Transcribe the material in full. Nothing should differ except that the pictures are left out.

[Start]

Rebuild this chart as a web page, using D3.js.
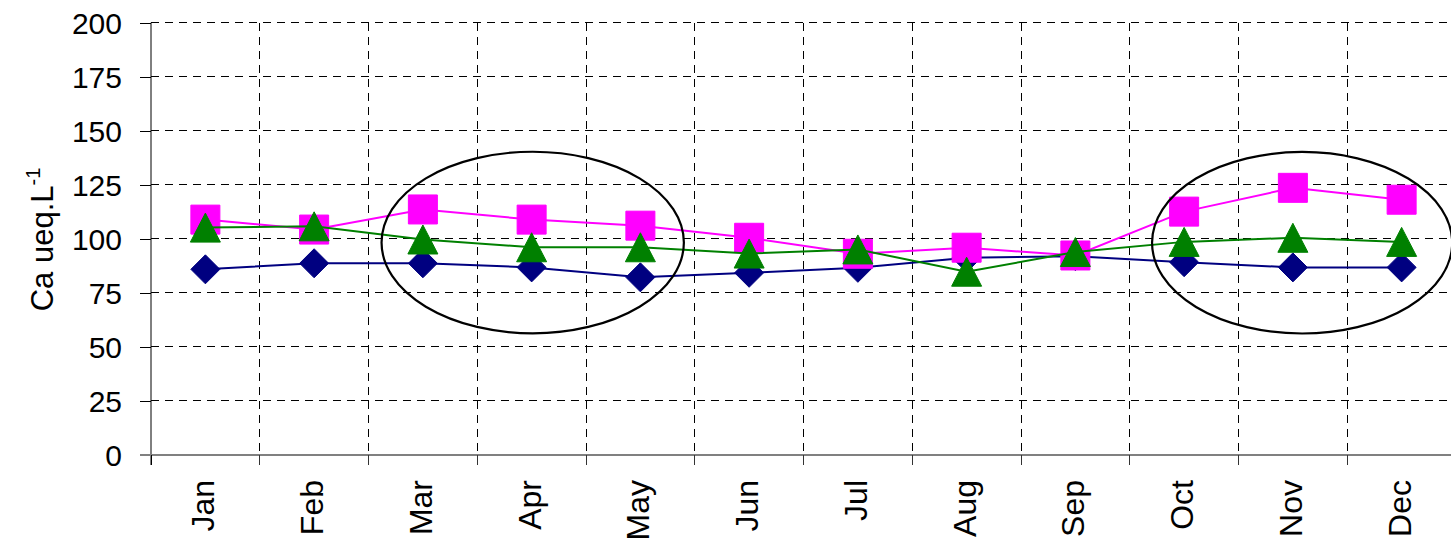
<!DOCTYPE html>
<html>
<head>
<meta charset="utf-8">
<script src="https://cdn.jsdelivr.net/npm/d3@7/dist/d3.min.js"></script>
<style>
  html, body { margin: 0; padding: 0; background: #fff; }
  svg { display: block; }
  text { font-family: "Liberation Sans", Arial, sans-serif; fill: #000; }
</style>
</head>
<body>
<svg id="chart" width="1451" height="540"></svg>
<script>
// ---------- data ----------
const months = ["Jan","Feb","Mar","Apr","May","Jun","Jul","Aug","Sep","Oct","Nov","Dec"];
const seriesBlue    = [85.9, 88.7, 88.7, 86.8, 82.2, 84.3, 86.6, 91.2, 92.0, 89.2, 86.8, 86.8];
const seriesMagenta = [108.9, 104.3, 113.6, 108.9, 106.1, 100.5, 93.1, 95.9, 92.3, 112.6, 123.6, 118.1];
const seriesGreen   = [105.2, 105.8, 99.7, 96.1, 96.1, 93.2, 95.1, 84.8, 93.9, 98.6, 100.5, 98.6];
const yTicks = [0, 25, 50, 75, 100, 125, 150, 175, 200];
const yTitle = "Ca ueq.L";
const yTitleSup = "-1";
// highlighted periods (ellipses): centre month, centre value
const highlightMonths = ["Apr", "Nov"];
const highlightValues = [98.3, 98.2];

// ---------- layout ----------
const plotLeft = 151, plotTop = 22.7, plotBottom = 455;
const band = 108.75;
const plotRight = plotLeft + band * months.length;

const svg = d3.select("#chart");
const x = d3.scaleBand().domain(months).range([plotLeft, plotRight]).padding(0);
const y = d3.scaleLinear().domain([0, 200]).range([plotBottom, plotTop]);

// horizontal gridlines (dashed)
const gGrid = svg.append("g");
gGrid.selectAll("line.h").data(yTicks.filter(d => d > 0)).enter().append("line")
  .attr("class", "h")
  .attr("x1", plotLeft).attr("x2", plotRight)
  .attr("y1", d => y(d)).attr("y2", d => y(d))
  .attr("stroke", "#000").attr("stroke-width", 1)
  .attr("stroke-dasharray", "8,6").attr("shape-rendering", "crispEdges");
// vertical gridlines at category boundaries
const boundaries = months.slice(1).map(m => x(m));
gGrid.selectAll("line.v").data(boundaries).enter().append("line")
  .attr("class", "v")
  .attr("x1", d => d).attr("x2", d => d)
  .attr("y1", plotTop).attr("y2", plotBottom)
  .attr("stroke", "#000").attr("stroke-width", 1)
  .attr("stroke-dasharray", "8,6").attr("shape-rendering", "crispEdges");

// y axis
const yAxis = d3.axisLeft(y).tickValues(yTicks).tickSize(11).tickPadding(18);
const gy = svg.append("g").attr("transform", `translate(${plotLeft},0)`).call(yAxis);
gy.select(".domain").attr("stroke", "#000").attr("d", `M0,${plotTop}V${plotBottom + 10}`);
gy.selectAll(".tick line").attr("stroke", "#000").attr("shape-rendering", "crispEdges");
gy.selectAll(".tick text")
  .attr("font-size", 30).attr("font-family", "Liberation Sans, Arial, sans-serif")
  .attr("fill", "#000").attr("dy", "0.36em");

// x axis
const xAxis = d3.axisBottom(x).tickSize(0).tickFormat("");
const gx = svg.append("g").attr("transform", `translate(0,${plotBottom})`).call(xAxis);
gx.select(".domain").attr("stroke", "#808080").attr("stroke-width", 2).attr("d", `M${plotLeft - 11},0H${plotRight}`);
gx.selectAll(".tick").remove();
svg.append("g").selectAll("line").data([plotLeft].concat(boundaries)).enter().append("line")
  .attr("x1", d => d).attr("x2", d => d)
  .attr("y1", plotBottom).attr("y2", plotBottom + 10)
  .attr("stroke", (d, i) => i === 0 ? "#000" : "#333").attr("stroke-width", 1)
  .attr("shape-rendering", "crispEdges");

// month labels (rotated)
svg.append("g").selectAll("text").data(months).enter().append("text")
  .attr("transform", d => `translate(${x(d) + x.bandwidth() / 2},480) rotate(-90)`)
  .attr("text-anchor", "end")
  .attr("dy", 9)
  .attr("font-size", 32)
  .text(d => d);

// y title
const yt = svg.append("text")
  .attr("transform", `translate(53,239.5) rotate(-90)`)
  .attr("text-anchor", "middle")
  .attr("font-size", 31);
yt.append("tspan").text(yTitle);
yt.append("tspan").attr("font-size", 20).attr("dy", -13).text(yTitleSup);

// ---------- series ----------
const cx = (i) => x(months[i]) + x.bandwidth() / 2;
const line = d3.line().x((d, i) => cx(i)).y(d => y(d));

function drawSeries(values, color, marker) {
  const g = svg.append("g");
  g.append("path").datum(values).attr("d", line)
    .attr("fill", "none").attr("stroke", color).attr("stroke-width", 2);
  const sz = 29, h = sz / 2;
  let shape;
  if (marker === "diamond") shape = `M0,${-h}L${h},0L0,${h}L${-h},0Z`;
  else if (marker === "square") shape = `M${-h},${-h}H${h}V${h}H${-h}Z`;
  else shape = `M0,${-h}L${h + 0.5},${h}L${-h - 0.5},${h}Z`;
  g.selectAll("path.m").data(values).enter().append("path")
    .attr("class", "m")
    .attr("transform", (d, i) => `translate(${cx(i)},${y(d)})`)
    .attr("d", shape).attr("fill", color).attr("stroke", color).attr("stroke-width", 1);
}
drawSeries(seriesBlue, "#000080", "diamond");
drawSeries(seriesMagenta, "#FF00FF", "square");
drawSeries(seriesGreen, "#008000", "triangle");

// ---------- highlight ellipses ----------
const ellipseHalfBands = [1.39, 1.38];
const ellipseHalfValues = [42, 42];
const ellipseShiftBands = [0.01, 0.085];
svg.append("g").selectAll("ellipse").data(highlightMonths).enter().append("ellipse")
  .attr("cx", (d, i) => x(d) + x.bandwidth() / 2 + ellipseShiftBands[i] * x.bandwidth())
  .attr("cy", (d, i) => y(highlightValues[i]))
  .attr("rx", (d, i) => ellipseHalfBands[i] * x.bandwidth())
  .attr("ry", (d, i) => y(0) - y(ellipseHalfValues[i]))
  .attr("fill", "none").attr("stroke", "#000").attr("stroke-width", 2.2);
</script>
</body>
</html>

[End]

RESPONSE TO THE EXERCISE.
Rebuild this chart as a web page, using D3.js.
<!DOCTYPE html>
<html>
<head>
<meta charset="utf-8">
<script src="https://cdn.jsdelivr.net/npm/d3@7/dist/d3.min.js"></script>
<style>
  html, body { margin: 0; padding: 0; background: #fff; }
  svg { display: block; }
  text { font-family: "Liberation Sans", Arial, sans-serif; fill: #000; }
</style>
</head>
<body>
<svg id="chart" width="1451" height="540"></svg>
<script>
// ---------- data ----------
const months = ["Jan","Feb","Mar","Apr","May","Jun","Jul","Aug","Sep","Oct","Nov","Dec"];
const seriesBlue    = [85.9, 88.7, 88.7, 86.8, 82.2, 84.3, 86.6, 91.2, 92.0, 89.2, 86.8, 86.8];
const seriesMagenta = [108.9, 104.3, 113.6, 108.9, 106.1, 100.5, 93.1, 95.9, 92.3, 112.6, 123.6, 118.1];
const seriesGreen   = [105.2, 105.8, 99.7, 96.1, 96.1, 93.2, 95.1, 84.8, 93.9, 98.6, 100.5, 98.6];
const yTicks = [0, 25, 50, 75, 100, 125, 150, 175, 200];
const yTitle = "Ca ueq.L";
const yTitleSup = "-1";
// highlighted periods (ellipses): centre month, centre value
const highlightMonths = ["Apr", "Nov"];
const highlightValues = [98.3, 98.2];

// ---------- layout ----------
const plotLeft = 151, plotTop = 22.7, plotBottom = 455;
const band = 108.75;
const plotRight = plotLeft + band * months.length;

const svg = d3.select("#chart");
const x = d3.scaleBand().domain(months).range([plotLeft, plotRight]).padding(0);
const y = d3.scaleLinear().domain([0, 200]).range([plotBottom, plotTop]);

// horizontal gridlines (dashed)
const gGrid = svg.append("g");
gGrid.selectAll("line.h").data(yTicks.filter(d => d > 0)).enter().append("line")
  .attr("class", "h")
  .attr("x1", plotLeft).attr("x2", plotRight)
  .attr("y1", d => y(d)).attr("y2", d => y(d))
  .attr("stroke", "#000").attr("stroke-width", 1)
  .attr("stroke-dasharray", "8,6").attr("shape-rendering", "crispEdges");
// vertical gridlines at category boundaries
const boundaries = months.slice(1).map(m => x(m));
gGrid.selectAll("line.v").data(boundaries).enter().append("line")
  .attr("class", "v")
  .attr("x1", d => d).attr("x2", d => d)
  .attr("y1", plotTop).attr("y2", plotBottom)
  .attr("stroke", "#000").attr("stroke-width", 1)
  .attr("stroke-dasharray", "8,6").attr("shape-rendering", "crispEdges");

// y axis
const yAxis = d3.axisLeft(y).tickValues(yTicks).tickSize(11).tickPadding(18);
const gy = svg.append("g").attr("transform", `translate(${plotLeft},0)`).call(yAxis);
gy.select(".domain").attr("stroke", "#000").attr("d", `M0,${plotTop}V${plotBottom + 10}`);
gy.selectAll(".tick line").attr("stroke", "#000").attr("shape-rendering", "crispEdges");
gy.selectAll(".tick text")
  .attr("font-size", 30).attr("font-family", "Liberation Sans, Arial, sans-serif")
  .attr("fill", "#000").attr("dy", "0.36em");

// x axis
const xAxis = d3.axisBottom(x).tickSize(0).tickFormat("");
const gx = svg.append("g").attr("transform", `translate(0,${plotBottom})`).call(xAxis);
gx.select(".domain").attr("stroke", "#808080").attr("stroke-width", 2).attr("d", `M${plotLeft - 11},0H${plotRight}`);
gx.selectAll(".tick").remove();
svg.append("g").selectAll("line").data([plotLeft].concat(boundaries)).enter().append("line")
  .attr("x1", d => d).attr("x2", d => d)
  .attr("y1", plotBottom).attr("y2", plotBottom + 10)
  .attr("stroke", (d, i) => i === 0 ? "#000" : "#333").attr("stroke-width", 1)
  .attr("shape-rendering", "crispEdges");

// month labels (rotated)
svg.append("g").selectAll("text").data(months).enter().append("text")
  .attr("transform", d => `translate(${x(d) + x.bandwidth() / 2},480) rotate(-90)`)
  .attr("text-anchor", "end")
  .attr("dy", 9)
  .attr("font-size", 32)
  .text(d => d);

// y title
const yt = svg.append("text")
  .attr("transform", `translate(53,239.5) rotate(-90)`)
  .attr("text-anchor", "middle")
  .attr("font-size", 31);
yt.append("tspan").text(yTitle);
yt.append("tspan").attr("font-size", 20).attr("dy", -13).text(yTitleSup);

// ---------- series ----------
const cx = (i) => x(months[i]) + x.bandwidth() / 2;
const line = d3.line().x((d, i) => cx(i)).y(d => y(d));

function drawSeries(values, color, marker) {
  const g = svg.append("g");
  g.append("path").datum(values).attr("d", line)
    .attr("fill", "none").attr("stroke", color).attr("stroke-width", 2);
  const sz = 29, h = sz / 2;
  let shape;
  if (marker === "diamond") shape = `M0,${-h}L${h},0L0,${h}L${-h},0Z`;
  else if (marker === "square") shape = `M${-h},${-h}H${h}V${h}H${-h}Z`;
  else shape = `M0,${-h}L${h + 0.5},${h}L${-h - 0.5},${h}Z`;
  g.selectAll("path.m").data(values).enter().append("path")
    .attr("class", "m")
    .attr("transform", (d, i) => `translate(${cx(i)},${y(d)})`)
    .attr("d", shape).attr("fill", color).attr("stroke", color).attr("stroke-width", 1);
}
drawSeries(seriesBlue, "#000080", "diamond");
drawSeries(seriesMagenta, "#FF00FF", "square");
drawSeries(seriesGreen, "#008000", "triangle");

// ---------- highlight ellipses ----------
const ellipseHalfBands = [1.39, 1.38];
const ellipseHalfValues = [42, 42];
const ellipseShiftBands = [0.01, 0.085];
svg.append("g").selectAll("ellipse").data(highlightMonths).enter().append("ellipse")
  .attr("cx", (d, i) => x(d) + x.bandwidth() / 2 + ellipseShiftBands[i] * x.bandwidth())
  .attr("cy", (d, i) => y(highlightValues[i]))
  .attr("rx", (d, i) => ellipseHalfBands[i] * x.bandwidth())
  .attr("ry", (d, i) => y(0) - y(ellipseHalfValues[i]))
  .attr("fill", "none").attr("stroke", "#000").attr("stroke-width", 2.2);
</script>
</body>
</html>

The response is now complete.